— BEGIN —

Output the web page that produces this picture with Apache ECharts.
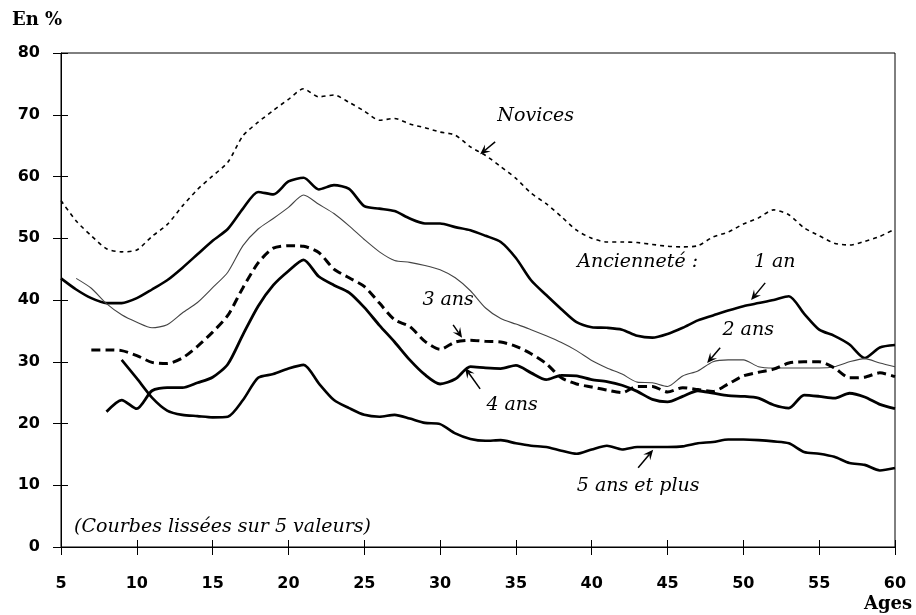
<!DOCTYPE html>
<html><head><meta charset="utf-8">
<script src="https://cdn.jsdelivr.net/npm/echarts@6/dist/echarts.min.js"></script>
<style>html,body{margin:0;padding:0;background:#fff}#c{width:916px;height:615px}</style>
</head><body><div id="c"></div>
<script>
const ages = [5,6,7,8,9,10,11,12,13,14,15,16,17,18,19,20,21,22,23,24,25,26,27,28,29,30,31,32,33,34,35,36,37,38,39,40,41,42,43,44,45,46,47,48,49,50,51,52,53,54,55,56,57,58,59,60];
const xTicks = [5,10,15,20,25,30,35,40,45,50,55,60];
const yTicks = [0,10,20,30,40,50,60,70,80];

const novices = [56.1,52.8,50.4,48.3,47.8,48.1,50.3,52.2,55.2,57.9,60.1,62.3,66.6,68.8,70.7,72.5,74.2,72.9,73.2,72,70.6,69.1,69.4,68.5,67.9,67.2,66.7,64.8,63.4,61.6,59.7,57.3,55.6,53.5,51.3,50,49.4,49.4,49.3,49,48.7,48.6,48.8,50.2,51,52.3,53.3,54.6,53.8,51.7,50.4,49.2,48.9,49.5,50.3,51.5];
const an1 = [43.5,41.7,40.3,39.5,39.5,40.3,41.7,43.2,45.2,47.4,49.6,51.5,54.8,57.5,57.1,59.2,59.8,57.9,58.6,58,55.2,54.8,54.4,53.2,52.4,52.4,51.8,51.3,50.4,49.4,46.8,43.2,40.8,38.5,36.4,35.6,35.5,35.2,34.2,33.9,34.5,35.5,36.7,37.5,38.3,39,39.5,40,40.6,37.8,35.2,34.2,32.8,30.6,32.3,32.7];
const ans2 = [null,43.5,41.9,39.4,37.6,36.4,35.5,36,37.9,39.6,42,44.5,48.8,51.5,53.2,55,57,55.5,54,52,49.8,47.8,46.4,46.1,45.6,44.9,43.6,41.5,38.7,37,36.1,35.2,34.2,33.1,31.8,30.2,29,28,26.7,26.6,26,27.7,28.5,30,30.3,30.3,29.2,29,29,29,29,29.2,30,30.5,29.8,29.2];
const ans3 = [null,null,31.9,31.9,31.8,31,29.9,29.7,30.6,32.5,34.8,37.5,42,46,48.4,48.8,48.7,47.7,45,43.6,42.2,39.5,36.8,35.7,33.3,32,33.2,33.5,33.3,33.2,32.5,31.3,29.7,27.4,26.4,25.9,25.4,25,26,26,25.1,25.8,25.5,25.2,26.4,27.7,28.3,28.8,29.8,30,30,29,27.4,27.5,28.2,27.6];
const ans4 = [null,null,null,21.9,23.8,22.4,25.3,25.8,25.8,26.6,27.5,29.6,34.4,39,42.4,44.7,46.5,43.8,42.4,41.2,38.8,35.9,33.2,30.3,27.9,26.4,27.2,29.2,29,28.9,29.4,28.2,27.1,27.8,27.7,27.1,26.8,26.2,25.2,23.9,23.5,24.4,25.3,24.9,24.5,24.4,24.1,23,22.5,24.6,24.4,24.1,24.9,24.3,23.1,22.4];
const ans5 = [null,null,null,null,30.3,27.3,24.2,22.1,21.4,21.2,21,21.1,23.8,27.4,28,28.9,29.5,26.5,23.8,22.5,21.4,21.1,21.4,20.8,20.1,19.9,18.4,17.5,17.2,17.3,16.8,16.4,16.2,15.6,15.1,15.8,16.4,15.8,16.2,16.2,16.2,16.3,16.8,17,17.4,17.4,17.3,17.1,16.8,15.4,15.1,14.6,13.6,13.3,12.4,12.8];

const noteTexts = ['Novices','Ancienneté :','1 an','2 ans','3 ans','4 ans','5 ans et plus','(Courbes lissées sur 5 valeurs)'];
const notePos = [[36.3,69.8],[43.03,46.2],[52.07,46.2],[50.32,35.2],[30.53,40.0],[34.75,23.0],[43.06,9.9],[15.65,3.3]];
const arrowPos = [
  [[33.63,65.6],[32.64,63.6]],
  [[51.44,42.77],[50.51,40.0]],
  [[48.47,32.25],[47.61,29.8]],
  [[30.86,35.97],[31.45,33.87]],
  [[32.64,25.6],[31.65,29.0]],
  [[43.06,12.83],[44.05,15.74]]
];

const pair = v => ages.map((a,i)=>[a,v[i]]);
const chart = echarts.init(document.getElementById('c'), null, {renderer:'canvas'});
const tickFont = {fontFamily:'DejaVu Sans', fontWeight:'bold', fontSize:16, color:'#000'};
const black = '#000';

function mkSeries(name, data, style){
  return {name, type:'line', data:pair(data), showSymbol:false, symbol:'none', smooth:0.25,
    connectNulls:false, silent:true, lineStyle:Object.assign({color:black}, style), z:3};
}

chart.setOption({
  animation:false,
  backgroundColor:'#fff',
  grid:{left:61, right:21, top:53, bottom:68, show:true, borderColor:'#000', borderWidth:1},
  xAxis:[
    {type:'value', min:5, max:60, interval:5, position:'bottom',
     axisLine:{show:true, lineStyle:{color:black, width:1}},
     axisTick:{show:true, length:8, lineStyle:{color:black}},
     axisLabel:Object.assign({margin:29, formatter:v=>xTicks.includes(v)?String(v):''}, tickFont),
     splitLine:{show:false}},
    {type:'value', min:5, max:60, interval:5, position:'bottom',
     axisLine:{show:false}, axisTick:{show:true, inside:true, length:7, lineStyle:{color:black}},
     axisLabel:{show:false}, splitLine:{show:false}}
  ],
  yAxis:[
    {type:'value', min:0, max:80, interval:10, position:'left',
     axisLine:{show:true, lineStyle:{color:black, width:1}},
     axisTick:{show:true, length:8, lineStyle:{color:black}},
     axisLabel:Object.assign({margin:21, formatter:v=>yTicks.includes(v)?String(v):''}, tickFont),
     splitLine:{show:false}},
    {type:'value', min:0, max:80, interval:10, position:'left',
     axisLine:{show:false}, axisTick:{show:true, inside:true, length:7, lineStyle:{color:black}},
     axisLabel:{show:false}, splitLine:{show:false}}
  ],
  series:[
    mkSeries('Novices', novices, {width:1.6, type:[4,4]}),
    mkSeries('1 an', an1, {width:2.6}),
    mkSeries('2 ans', ans2, {width:1.1, color:'#444'}),
    mkSeries('3 ans', ans3, {width:3, type:[9,5]}),
    mkSeries('4 ans', ans4, {width:2.8}),
    mkSeries('5 ans et plus', ans5, {width:2.6})
  ]
});

const graphics = [];
const noteFont = 'italic 19px "DejaVu Serif"';
noteTexts.forEach((t,i)=>{
  const p = chart.convertToPixel({xAxisIndex:0, yAxisIndex:0}, notePos[i]);
  graphics.push({type:'text', x:p[0], y:p[1], z:10, silent:true,
    style:{text:t, font:noteFont, fill:'#000', textAlign:'center', textVerticalAlign:'middle'}});
});
arrowPos.forEach(a=>{
  const p0 = chart.convertToPixel({xAxisIndex:0, yAxisIndex:0}, a[0]);
  const p1 = chart.convertToPixel({xAxisIndex:0, yAxisIndex:0}, a[1]);
  const dx = p1[0]-p0[0], dy = p1[1]-p0[1], L = Math.hypot(dx,dy);
  const ux = dx/L, uy = dy/L, nx = -uy, ny = ux;
  const hl = 10, hw = 4.5;
  const b = [p1[0]-ux*hl, p1[1]-uy*hl];
  const notch = [p1[0]-ux*hl*0.6, p1[1]-uy*hl*0.6];
  graphics.push({type:'line', z:10, silent:true, shape:{x1:p0[0], y1:p0[1], x2:notch[0], y2:notch[1]},
    style:{stroke:'#000', lineWidth:1.5}});
  graphics.push({type:'polygon', z:10, silent:true,
    shape:{points:[p1, [b[0]+nx*hw, b[1]+ny*hw], notch, [b[0]-nx*hw, b[1]-ny*hw]]},
    style:{fill:'#000'}});
});
graphics.push({type:'text', left:12, top:11, z:10, silent:true,
  style:{text:'En %', font:'bold 18px "DejaVu Serif"', fill:'#000'}});
graphics.push({type:'text', left:864, top:595, z:10, silent:true,
  style:{text:'Ages', font:'bold 18px "DejaVu Serif"', fill:'#000'}});
chart.setOption({graphic:graphics});
</script>
</body></html>
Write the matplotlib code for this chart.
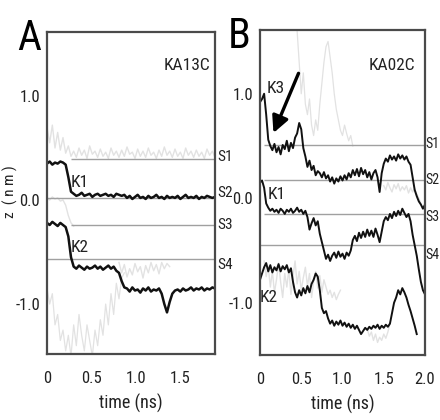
import numpy as np
import matplotlib
matplotlib.use("Agg")
import matplotlib.pyplot as plt

plt.rcParams['font.family'] = ['Roboto Condensed', 'Archivo Narrow', 'PT Sans Narrow',
                               'Liberation Sans Narrow', 'Liberation Sans', 'DejaVu Sans']

# ---------------- data ----------------
# Panel A: KA13C, sampled every 0.03 ns
dtA = 0.03
A_K1 = [0.35, 0.37, 0.34, 0.36, 0.35, 0.37, 0.36, 0.34, 0.22, 0.08,
        0.06, 0.04, 0.05, 0.07, 0.04, 0.05, 0.06, 0.03, 0.05, 0.06,
        0.04, 0.05, 0.06, 0.04, 0.05, 0.03, 0.06, 0.05, 0.04, 0.05,
        0.02, 0.04, 0.01, 0.03, 0.05, 0.02, 0.03, 0.01, 0.04, 0.02,
        0.03, 0.05, 0.02, 0.03, 0.01, 0.04, 0.02, 0.03, 0.02, 0.04,
        0.01, 0.03, 0.05, 0.02, 0.03, 0.02, 0.04, 0.01, 0.03, 0.02,
        0.04, 0.03, 0.02, 0.03]
A_K2 = [-0.22, -0.24, -0.21, -0.23, -0.25, -0.22, -0.24, -0.26, -0.35, -0.55,
        -0.64, -0.66, -0.63, -0.65, -0.67, -0.64, -0.66, -0.65, -0.63, -0.66,
        -0.64, -0.67, -0.65, -0.63, -0.66, -0.64, -0.68, -0.70, -0.78, -0.84,
        -0.85, -0.88, -0.84, -0.87, -0.86, -0.89, -0.85, -0.87, -0.84, -0.88,
        -0.86, -0.87, -0.85, -0.90, -1.00, -1.08, -0.98, -0.90, -0.87, -0.86,
        -0.88, -0.85, -0.87, -0.86, -0.84, -0.87, -0.85, -0.86, -0.84, -0.87,
        -0.85, -0.86, -0.84, -0.85]
A_W1 = [0.70, 0.55, 0.72, 0.50, 0.65, 0.48, 0.60, 0.45, 0.52, 0.42,
        0.47, 0.41, 0.50, 0.43, 0.48, 0.40, 0.52, 0.44, 0.47, 0.41,
        0.49, 0.42, 0.46, 0.40, 0.50, 0.43, 0.47, 0.41, 0.48, 0.42,
        0.51, 0.44, 0.46, 0.40, 0.49, 0.42, 0.47, 0.41, 0.50, 0.43,
        0.46, 0.40, 0.48, 0.42, 0.51, 0.43, 0.47, 0.41, 0.49, 0.42,
        0.46, 0.40, 0.50, 0.43, 0.47, 0.41, 0.48, 0.42, 0.46, 0.40,
        0.49, 0.43, 0.47, 0.41]
A_W2 = [0.02, 0.00, 0.03, 0.01, 0.02, -0.01, 0.00, -0.05, -0.15, -0.22, -0.25]
A_W3 = [-0.85, -1.00, -0.90, -1.20, -1.10, -1.35, -1.25, -1.45, -1.30, -1.50,
        -1.20, -1.40, -1.10, -1.30, -1.45, -1.20, -1.35, -1.50, -1.25, -1.40,
        -1.15, -1.30, -1.00, -1.20, -0.90, -1.10, -0.80, -0.95, -0.75, -0.70]
A_W4_t0 = 0.81
A_W4 = [-0.60, -0.70, -0.62, -0.74, -0.66, -0.72, -0.61, -0.69, -0.64, -0.75,
        -0.63, -0.70, -0.60, -0.68, -0.62, -0.71, -0.60, -0.66, -0.61, -0.64]
A_sites = [0.39, 0.02, -0.24, -0.57]
A_site_start = [0.27, 0.0, 0.27, 0.0]
A_site_labels = ['S1', 'S2', 'S3', 'S4']
A_site_label_z = [0.41, 0.07, -0.24, -0.62]

# Panel B: KA02C, sampled every 0.025 ns
dtB = 0.025
B_K3 = [0.92, 0.95, 1.00, 0.80, 0.56, 0.50, 0.46, 0.52, 0.44, 0.49,
        0.42, 0.51, 0.47, 0.55, 0.45, 0.53, 0.48, 0.58, 0.62, 0.72,
        0.66, 0.48, 0.40, 0.30, 0.36, 0.27, 0.31, 0.22, 0.26, 0.24,
        0.20, 0.25, 0.19, 0.22, 0.16, 0.20, 0.14, 0.19, 0.16, 0.21,
        0.17, 0.22, 0.18, 0.24, 0.20, 0.27, 0.22, 0.28, 0.21, 0.29,
        0.23, 0.27, 0.20, 0.25, 0.18, 0.24, 0.27, 0.20, 0.06, 0.24,
        0.33, 0.38, 0.35, 0.41, 0.37, 0.40, 0.36, 0.42, 0.38, 0.41,
        0.37, 0.40, 0.35, 0.32, 0.20, 0.08, 0.02, -0.03, -0.06, -0.10,
        -0.06]
B_K1 = [0.15, 0.17, 0.10, -0.05, -0.09, -0.12, -0.10, -0.13, -0.11, -0.14,
        -0.10, -0.12, -0.15, -0.11, -0.13, -0.10, -0.14, -0.12, -0.09, -0.13,
        -0.11, -0.15, -0.12, -0.18, -0.30, -0.24, -0.19, -0.26, -0.22, -0.34,
        -0.42, -0.50, -0.58, -0.54, -0.60, -0.55, -0.52, -0.57, -0.51, -0.56,
        -0.53, -0.58, -0.52, -0.55, -0.50, -0.40, -0.36, -0.41, -0.33, -0.38,
        -0.32, -0.37, -0.30, -0.36, -0.31, -0.37, -0.29, -0.35, -0.42, -0.32,
        -0.22, -0.18, -0.21, -0.15, -0.19, -0.13, -0.17, -0.12, -0.16, -0.10,
        -0.14, -0.18, -0.15, -0.22, -0.35, -0.45, -0.55, -0.68, -0.80, -0.88,
        -0.92]
B_K2 = [-0.78, -0.72, -0.66, -0.62, -0.70, -0.64, -0.71, -0.66, -0.69, -0.63,
        -0.70, -0.65, -0.68, -0.64, -0.71, -0.67, -0.80, -0.90, -0.95, -0.88,
        -0.93, -0.86, -0.91, -0.84, -0.90, -0.82, -0.78, -0.72, -0.75, -0.88,
        -1.05, -1.10, -1.08, -1.15, -1.20, -1.17, -1.22, -1.18, -1.21, -1.17,
        -1.22, -1.19, -1.23, -1.20, -1.24, -1.21, -1.25, -1.22, -1.26, -1.30,
        -1.27, -1.24, -1.26, -1.23, -1.25, -1.22, -1.24, -1.21, -1.25, -1.22,
        -1.24, -1.21, -1.23, -1.20, -1.10, -1.00, -0.95, -0.88, -0.92, -0.86,
        -0.90, -0.95, -1.02, -1.08, -1.15, -1.22, -1.30]
B_W1_t0 = 0.45
B_W1 = [1.60, 1.30, 1.00, 1.20, 0.90, 0.80, 0.95, 0.70, 0.60, 0.75,
        0.65, 0.90, 1.10, 1.30, 1.45, 1.50, 1.35, 1.20, 1.00, 0.85,
        0.75, 0.65, 0.60, 0.70, 0.62, 0.55, 0.60, 0.50]
B_W2_t0 = 1.50
B_W2 = [0.12, 0.08, 0.15, 0.10, 0.06, 0.13, 0.09, 0.14, 0.07, 0.11,
        0.08, 0.12, 0.05, 0.10, 0.06, 0.09, 0.04, 0.00, -0.05]
B_W3_t0 = 0.05
B_W3 = [-0.60, -0.75, -0.65, -0.85, -0.70, -0.90, -0.78, -0.62, -0.80, -0.95,
        -0.72, -0.85, -0.68, -0.92, -0.75, -0.60, -0.82, -0.70, -0.88, -0.76,
        -0.66, -0.84, -0.72, -0.95, -0.80, -0.70, -0.86, -0.74, -0.90, -0.78,
        -0.85, -0.92, -0.88, -0.95, -0.90, -0.97, -0.92, -0.88]
B_W4_t0 = 1.30
B_W4 = [-1.25, -1.32, -1.28, -1.36, -1.30, -1.38, -1.33, -1.36, -1.30, -1.34,
        -1.28, -1.20]
B_sites = [0.51, 0.17, -0.15, -0.45]
B_site_start = [0.05, 0.05, 0.05, 0.0]
B_site_labels = ['S1', 'S2', 'S3', 'S4']
B_site_label_z = [0.52, 0.17, -0.18, -0.54]

A_xticks = [0, 0.5, 1.0, 1.5]
A_xticklabels = ['0', '0.5', '1.0', '1.5']
B_xticks = [0, 0.5, 1.0, 1.5, 2.0]
B_xticklabels = ['0', '0.5', '1.0', '1.5', '2.0']
yticks = [-1.0, 0.0, 1.0]
yticklabels = ['-1.0', '0.0', '1.0']

# ---------------- figure ----------------
fig = plt.figure(figsize=(4.4, 4.2), dpi=100)
axA = fig.add_axes([47/440, 1-354/420, (215-47)/440, (354-32)/420])
axB = fig.add_axes([260/440, 1-355/420, (425-260)/440, (355-30)/420])

LIGHT = '#e2e2e2'
SITE = '#a0a0a0'
BLACK = '#111111'
TXT = '#222222'

def tr(ax, vals, dt, t0=0.0, **kw):
    t = t0 + dt * np.arange(len(vals))
    ax.plot(t, vals, **kw)

def style(ax, xlim, ylim, xt, xtl):
    ax.set_xlim(*xlim)
    ax.set_ylim(*ylim)
    ax.set_xticks(xt)
    ax.set_xticklabels(xtl)
    ax.set_yticks(yticks)
    ax.set_yticklabels(yticklabels)
    ax.tick_params(length=0, labelsize=12, colors=TXT)
    ax.tick_params(axis='x', pad=12)
    ax.tick_params(axis='y', pad=5)
    for s in ax.spines.values():
        s.set_color('#4a4a4a')
        s.set_linewidth(1.6)
    ax.set_xlabel('time (ns)', fontsize=13, labelpad=6, color=TXT)

# Panel A
tr(axA, A_W1, dtA, color=LIGHT, lw=1.0)
tr(axA, A_W2, dtA, color=LIGHT, lw=1.0)
tr(axA, A_W3, dtA, color=LIGHT, lw=0.9)
tr(axA, A_W4, dtA, t0=A_W4_t0, color=LIGHT, lw=1.0)
axA.hlines(A_sites, A_site_start, 1.89, colors=SITE, lw=1.0)
tr(axA, A_K1, dtA, color=BLACK, lw=1.8)
tr(axA, A_K2, dtA, color=BLACK, lw=1.8)
style(axA, (0, 1.89), (-1.48, 1.615), A_xticks, A_xticklabels)
axA.text(0.37, 0.17, 'K1', fontsize=12.5, color=TXT, ha='center', va='center')
axA.text(0.37, -0.46, 'K2', fontsize=12.5, color=TXT, ha='center', va='center')
fig.text(187/440, 1-65/420, 'KA13C', ha='center', va='center', fontsize=12.5, color=TXT)
for lab, zv in zip(A_site_labels, A_site_label_z):
    axA.annotate(lab, (1.0, zv), xycoords=('axes fraction', 'data'),
                 xytext=(2, 0), textcoords='offset points', va='center', ha='left',
                 fontsize=11, color=TXT, annotation_clip=False)
fig.text(10/440, 1-192/420, 'z  ( n m )', rotation=90, fontsize=11, ha='center',
         va='center', color=TXT)

# Panel B
tr(axB, B_W1, dtB, t0=B_W1_t0, color=LIGHT, lw=0.9)
tr(axB, B_W2, dtB, t0=B_W2_t0, color=LIGHT, lw=1.0)
tr(axB, B_W3, dtB, t0=B_W3_t0, color=LIGHT, lw=1.0)
tr(axB, B_W4, dtB, t0=B_W4_t0, color=LIGHT, lw=1.0)
axB.hlines(B_sites, B_site_start, 2.0, colors=SITE, lw=1.0)
tr(axB, B_K3, dtB, color=BLACK, lw=1.4)
tr(axB, B_K1, dtB, color=BLACK, lw=1.4)
tr(axB, B_K2, dtB, color=BLACK, lw=1.4)
style(axB, (0, 2.0), (-1.5, 1.61), B_xticks, B_xticklabels)
axB.text(0.19, 1.05, 'K3', fontsize=12.5, color=TXT, ha='center', va='center')
axB.text(0.20, 0.04, 'K1', fontsize=12.5, color=TXT, ha='center', va='center')
axB.text(0.11, -0.95, 'K2', fontsize=12.5, color=TXT, ha='center', va='center')
fig.text(392/440, 1-65/420, 'KA02C', ha='center', va='center', fontsize=12.5, color=TXT)
for lab, zv in zip(B_site_labels, B_site_label_z):
    axB.annotate(lab, (1.0, zv), xycoords=('axes fraction', 'data'),
                 xytext=(0.5, 0), textcoords='offset points', va='center', ha='left',
                 fontsize=10, color=TXT, annotation_clip=False)
axB.annotate('', xy=(0.15, 0.6), xytext=(0.48, 1.22),
             arrowprops=dict(arrowstyle='-|>,head_width=0.5,head_length=1.0',
                             color='black', lw=2.4))

fig.text(29/440, 1-38/420, 'A', fontsize=30, ha='center', va='center')
fig.text(239/440, 1-36/420, 'B', fontsize=30, ha='center', va='center')

fig.savefig('out.png', dpi=100)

— END —

Problem details ::
Repeat the records above exactly, from the first line through the line containing "const yTicks = [0,10,20,30,40,50,60,70,80];", and leave out the pictures.

Solution to this problem ::
Output the web page that produces this picture with Apache ECharts.
<!DOCTYPE html>
<html><head><meta charset="utf-8">
<script src="https://cdn.jsdelivr.net/npm/echarts@6/dist/echarts.min.js"></script>
<style>html,body{margin:0;padding:0;background:#fff}#c{width:916px;height:615px}</style>
</head><body><div id="c"></div>
<script>
const ages = [5,6,7,8,9,10,11,12,13,14,15,16,17,18,19,20,21,22,23,24,25,26,27,28,29,30,31,32,33,34,35,36,37,38,39,40,41,42,43,44,45,46,47,48,49,50,51,52,53,54,55,56,57,58,59,60];
const xTicks = [5,10,15,20,25,30,35,40,45,50,55,60];
const yTicks = [0,10,20,30,40,50,60,70,80];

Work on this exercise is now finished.